A refracting or refractor telescope is a type of telescope that uses a lens as its objective to form an image. Refracting telescopes are also referred to as dioptric (i.e. dealing with refraction of light, especially by lenses).[1]

These were the earliest type of telescope used. In fact, all the startling discoveries that Galileo did, involved this type of telescope, and his own design known as Galilean telescope.


Basic design

All refracting telescopes use the same principles. The combination of an objective lens and some type of eyepiece is used to gather more light than the human eye is able to collect on its own, focus it, and present the viewer with a brighter, clearer, and magnified virtual image.

The objective in a refracting telescope refracts or bends light. This refraction causes parallel light rays to converge at a focal point. Because the image was formed by the bending of light, or refraction, these telescopes are called refracting telescopes or refractors.


Problems with the refractor design

Refractors suffer from residual chromatic and spherical aberration. This affects shorter focal lengths more than longer ones. A 100 mm (4 in) f/6 achromatic refractor is likely to show considerable color fringing (generally a purple halo around bright objects). A 100 mm (4 in) f/16 has little color fringing.

In very large apertures, there is also a problem of lens sagging, a result of physical weight of the glass causing a distortion in the shape of the lens because the lens can only be supported by the edges. Well, gravity is not always helpful! Since a lens can only be held in place by its edge, the center of a large lens sags due to gravity, distorting the images it produces. The largest practical lens size in a refracting telescope is around 1 meter (39 in).

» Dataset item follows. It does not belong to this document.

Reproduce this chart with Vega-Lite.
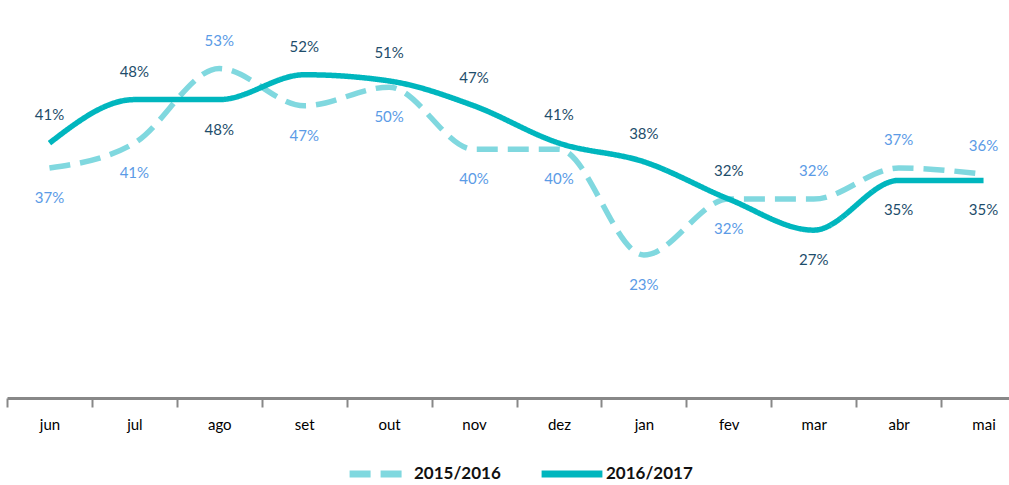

There is a further problem of glass defects, striae or small air bubbles trapped within the glass. In addition, glass is opaque to certain wavelengths, and even visible light is dimmed by reflection and absorption when it crosses the air-glass interfaces and passes through the glass itself.[2]


Design variations

Even though the foundation remains the same, refractors have different design variations, newer ones mostly an improvement over the older ones.

Galilean

This type of refractor, designed by Galileo, uses a plano-convex (convergent, positive) objective lens and a plano-concave (divergent, negative) eyepiece lens. A Galilean telescope, because the design has no intermediary focus, results in a non-inverted and upright image.[3]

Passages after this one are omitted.